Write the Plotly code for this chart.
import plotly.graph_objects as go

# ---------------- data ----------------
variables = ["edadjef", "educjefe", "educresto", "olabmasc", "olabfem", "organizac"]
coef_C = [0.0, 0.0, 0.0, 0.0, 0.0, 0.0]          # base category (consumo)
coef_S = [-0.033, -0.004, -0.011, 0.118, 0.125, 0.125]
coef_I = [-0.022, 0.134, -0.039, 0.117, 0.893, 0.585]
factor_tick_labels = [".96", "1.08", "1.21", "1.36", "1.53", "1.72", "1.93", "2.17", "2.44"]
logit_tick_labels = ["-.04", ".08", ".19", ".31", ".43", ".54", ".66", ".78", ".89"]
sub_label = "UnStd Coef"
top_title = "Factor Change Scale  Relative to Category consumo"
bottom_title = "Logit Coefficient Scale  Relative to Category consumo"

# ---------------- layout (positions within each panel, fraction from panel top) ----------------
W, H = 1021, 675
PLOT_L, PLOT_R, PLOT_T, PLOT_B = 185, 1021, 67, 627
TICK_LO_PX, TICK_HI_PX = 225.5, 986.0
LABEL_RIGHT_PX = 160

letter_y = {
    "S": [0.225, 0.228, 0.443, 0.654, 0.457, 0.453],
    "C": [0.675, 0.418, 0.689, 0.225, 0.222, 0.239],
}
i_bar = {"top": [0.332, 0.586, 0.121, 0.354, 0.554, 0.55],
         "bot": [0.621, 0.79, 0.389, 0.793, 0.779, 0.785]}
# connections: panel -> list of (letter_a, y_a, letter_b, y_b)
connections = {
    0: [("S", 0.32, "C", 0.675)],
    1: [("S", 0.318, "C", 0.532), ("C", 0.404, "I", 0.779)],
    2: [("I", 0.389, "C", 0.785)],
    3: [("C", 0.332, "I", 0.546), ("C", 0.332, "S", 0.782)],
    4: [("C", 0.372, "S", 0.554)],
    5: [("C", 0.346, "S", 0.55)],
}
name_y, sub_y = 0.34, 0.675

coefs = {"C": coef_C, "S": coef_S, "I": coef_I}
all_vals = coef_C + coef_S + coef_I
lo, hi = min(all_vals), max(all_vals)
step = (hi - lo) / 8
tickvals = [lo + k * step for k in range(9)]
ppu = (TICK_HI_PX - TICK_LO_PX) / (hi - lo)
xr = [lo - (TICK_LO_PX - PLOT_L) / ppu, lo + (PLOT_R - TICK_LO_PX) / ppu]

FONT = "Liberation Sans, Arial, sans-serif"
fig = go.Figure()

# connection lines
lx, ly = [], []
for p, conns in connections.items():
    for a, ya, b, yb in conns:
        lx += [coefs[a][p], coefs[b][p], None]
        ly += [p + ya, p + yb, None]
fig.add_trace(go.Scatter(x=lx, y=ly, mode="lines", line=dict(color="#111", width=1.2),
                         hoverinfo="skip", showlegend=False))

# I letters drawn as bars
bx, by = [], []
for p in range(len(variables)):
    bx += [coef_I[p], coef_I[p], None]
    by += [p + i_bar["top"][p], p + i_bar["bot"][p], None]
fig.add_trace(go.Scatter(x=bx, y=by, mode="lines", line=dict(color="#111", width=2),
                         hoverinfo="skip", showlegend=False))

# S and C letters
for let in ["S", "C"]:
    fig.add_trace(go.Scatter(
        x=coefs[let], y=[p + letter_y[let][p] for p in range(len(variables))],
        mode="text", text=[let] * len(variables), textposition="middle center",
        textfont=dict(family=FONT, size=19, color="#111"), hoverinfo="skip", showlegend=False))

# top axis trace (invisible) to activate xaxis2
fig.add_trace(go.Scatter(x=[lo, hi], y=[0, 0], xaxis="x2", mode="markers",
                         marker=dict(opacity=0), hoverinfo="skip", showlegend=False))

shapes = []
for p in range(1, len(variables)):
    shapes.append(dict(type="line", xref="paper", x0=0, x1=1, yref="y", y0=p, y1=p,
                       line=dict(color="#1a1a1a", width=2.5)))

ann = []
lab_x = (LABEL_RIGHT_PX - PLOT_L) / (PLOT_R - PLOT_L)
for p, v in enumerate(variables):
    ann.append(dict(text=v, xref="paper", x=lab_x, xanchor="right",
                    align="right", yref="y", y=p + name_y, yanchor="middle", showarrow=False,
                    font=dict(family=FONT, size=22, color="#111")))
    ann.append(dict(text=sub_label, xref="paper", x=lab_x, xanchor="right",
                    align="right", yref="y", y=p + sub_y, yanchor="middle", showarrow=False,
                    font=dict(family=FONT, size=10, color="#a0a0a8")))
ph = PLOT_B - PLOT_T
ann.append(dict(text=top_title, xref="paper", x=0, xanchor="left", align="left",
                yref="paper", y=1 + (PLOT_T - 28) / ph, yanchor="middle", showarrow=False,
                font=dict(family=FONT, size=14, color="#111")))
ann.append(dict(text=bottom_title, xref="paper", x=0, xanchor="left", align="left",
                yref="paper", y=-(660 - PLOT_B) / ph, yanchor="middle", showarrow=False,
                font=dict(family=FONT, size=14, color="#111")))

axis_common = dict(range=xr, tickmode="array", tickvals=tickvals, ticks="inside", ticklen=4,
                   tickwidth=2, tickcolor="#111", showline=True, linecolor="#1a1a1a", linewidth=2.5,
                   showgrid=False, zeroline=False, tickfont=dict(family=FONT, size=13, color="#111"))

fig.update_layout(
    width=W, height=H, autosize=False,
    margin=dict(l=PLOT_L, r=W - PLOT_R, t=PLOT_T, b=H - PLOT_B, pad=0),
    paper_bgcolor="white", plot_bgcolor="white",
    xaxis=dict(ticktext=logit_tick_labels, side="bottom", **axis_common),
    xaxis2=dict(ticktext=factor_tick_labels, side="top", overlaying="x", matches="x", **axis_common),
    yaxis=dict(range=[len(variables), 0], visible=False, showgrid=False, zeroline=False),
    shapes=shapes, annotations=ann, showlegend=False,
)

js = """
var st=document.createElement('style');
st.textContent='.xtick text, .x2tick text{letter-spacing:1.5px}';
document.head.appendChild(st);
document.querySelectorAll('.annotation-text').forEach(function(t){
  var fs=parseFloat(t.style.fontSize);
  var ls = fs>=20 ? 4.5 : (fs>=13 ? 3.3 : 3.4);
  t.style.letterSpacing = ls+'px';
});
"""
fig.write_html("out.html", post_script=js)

====================

Return all of the data word for word.

* _RESPONSE FOR THIS EXERCISE_:
Write the Plotly code for this chart.
import plotly.graph_objects as go

# ---------------- data ----------------
variables = ["edadjef", "educjefe", "educresto", "olabmasc", "olabfem", "organizac"]
coef_C = [0.0, 0.0, 0.0, 0.0, 0.0, 0.0]          # base category (consumo)
coef_S = [-0.033, -0.004, -0.011, 0.118, 0.125, 0.125]
coef_I = [-0.022, 0.134, -0.039, 0.117, 0.893, 0.585]
factor_tick_labels = [".96", "1.08", "1.21", "1.36", "1.53", "1.72", "1.93", "2.17", "2.44"]
logit_tick_labels = ["-.04", ".08", ".19", ".31", ".43", ".54", ".66", ".78", ".89"]
sub_label = "UnStd Coef"
top_title = "Factor Change Scale  Relative to Category consumo"
bottom_title = "Logit Coefficient Scale  Relative to Category consumo"

# ---------------- layout (positions within each panel, fraction from panel top) ----------------
W, H = 1021, 675
PLOT_L, PLOT_R, PLOT_T, PLOT_B = 185, 1021, 67, 627
TICK_LO_PX, TICK_HI_PX = 225.5, 986.0
LABEL_RIGHT_PX = 160

letter_y = {
    "S": [0.225, 0.228, 0.443, 0.654, 0.457, 0.453],
    "C": [0.675, 0.418, 0.689, 0.225, 0.222, 0.239],
}
i_bar = {"top": [0.332, 0.586, 0.121, 0.354, 0.554, 0.55],
         "bot": [0.621, 0.79, 0.389, 0.793, 0.779, 0.785]}
# connections: panel -> list of (letter_a, y_a, letter_b, y_b)
connections = {
    0: [("S", 0.32, "C", 0.675)],
    1: [("S", 0.318, "C", 0.532), ("C", 0.404, "I", 0.779)],
    2: [("I", 0.389, "C", 0.785)],
    3: [("C", 0.332, "I", 0.546), ("C", 0.332, "S", 0.782)],
    4: [("C", 0.372, "S", 0.554)],
    5: [("C", 0.346, "S", 0.55)],
}
name_y, sub_y = 0.34, 0.675

coefs = {"C": coef_C, "S": coef_S, "I": coef_I}
all_vals = coef_C + coef_S + coef_I
lo, hi = min(all_vals), max(all_vals)
step = (hi - lo) / 8
tickvals = [lo + k * step for k in range(9)]
ppu = (TICK_HI_PX - TICK_LO_PX) / (hi - lo)
xr = [lo - (TICK_LO_PX - PLOT_L) / ppu, lo + (PLOT_R - TICK_LO_PX) / ppu]

FONT = "Liberation Sans, Arial, sans-serif"
fig = go.Figure()

# connection lines
lx, ly = [], []
for p, conns in connections.items():
    for a, ya, b, yb in conns:
        lx += [coefs[a][p], coefs[b][p], None]
        ly += [p + ya, p + yb, None]
fig.add_trace(go.Scatter(x=lx, y=ly, mode="lines", line=dict(color="#111", width=1.2),
                         hoverinfo="skip", showlegend=False))

# I letters drawn as bars
bx, by = [], []
for p in range(len(variables)):
    bx += [coef_I[p], coef_I[p], None]
    by += [p + i_bar["top"][p], p + i_bar["bot"][p], None]
fig.add_trace(go.Scatter(x=bx, y=by, mode="lines", line=dict(color="#111", width=2),
                         hoverinfo="skip", showlegend=False))

# S and C letters
for let in ["S", "C"]:
    fig.add_trace(go.Scatter(
        x=coefs[let], y=[p + letter_y[let][p] for p in range(len(variables))],
        mode="text", text=[let] * len(variables), textposition="middle center",
        textfont=dict(family=FONT, size=19, color="#111"), hoverinfo="skip", showlegend=False))

# top axis trace (invisible) to activate xaxis2
fig.add_trace(go.Scatter(x=[lo, hi], y=[0, 0], xaxis="x2", mode="markers",
                         marker=dict(opacity=0), hoverinfo="skip", showlegend=False))

shapes = []
for p in range(1, len(variables)):
    shapes.append(dict(type="line", xref="paper", x0=0, x1=1, yref="y", y0=p, y1=p,
                       line=dict(color="#1a1a1a", width=2.5)))

ann = []
lab_x = (LABEL_RIGHT_PX - PLOT_L) / (PLOT_R - PLOT_L)
for p, v in enumerate(variables):
    ann.append(dict(text=v, xref="paper", x=lab_x, xanchor="right",
                    align="right", yref="y", y=p + name_y, yanchor="middle", showarrow=False,
                    font=dict(family=FONT, size=22, color="#111")))
    ann.append(dict(text=sub_label, xref="paper", x=lab_x, xanchor="right",
                    align="right", yref="y", y=p + sub_y, yanchor="middle", showarrow=False,
                    font=dict(family=FONT, size=10, color="#a0a0a8")))
ph = PLOT_B - PLOT_T
ann.append(dict(text=top_title, xref="paper", x=0, xanchor="left", align="left",
                yref="paper", y=1 + (PLOT_T - 28) / ph, yanchor="middle", showarrow=False,
                font=dict(family=FONT, size=14, color="#111")))
ann.append(dict(text=bottom_title, xref="paper", x=0, xanchor="left", align="left",
                yref="paper", y=-(660 - PLOT_B) / ph, yanchor="middle", showarrow=False,
                font=dict(family=FONT, size=14, color="#111")))

axis_common = dict(range=xr, tickmode="array", tickvals=tickvals, ticks="inside", ticklen=4,
                   tickwidth=2, tickcolor="#111", showline=True, linecolor="#1a1a1a", linewidth=2.5,
                   showgrid=False, zeroline=False, tickfont=dict(family=FONT, size=13, color="#111"))

fig.update_layout(
    width=W, height=H, autosize=False,
    margin=dict(l=PLOT_L, r=W - PLOT_R, t=PLOT_T, b=H - PLOT_B, pad=0),
    paper_bgcolor="white", plot_bgcolor="white",
    xaxis=dict(ticktext=logit_tick_labels, side="bottom", **axis_common),
    xaxis2=dict(ticktext=factor_tick_labels, side="top", overlaying="x", matches="x", **axis_common),
    yaxis=dict(range=[len(variables), 0], visible=False, showgrid=False, zeroline=False),
    shapes=shapes, annotations=ann, showlegend=False,
)

js = """
var st=document.createElement('style');
st.textContent='.xtick text, .x2tick text{letter-spacing:1.5px}';
document.head.appendChild(st);
document.querySelectorAll('.annotation-text').forEach(function(t){
  var fs=parseFloat(t.style.fontSize);
  var ls = fs>=20 ? 4.5 : (fs>=13 ? 3.3 : 3.4);
  t.style.letterSpacing = ls+'px';
});
"""
fig.write_html("out.html", post_script=js)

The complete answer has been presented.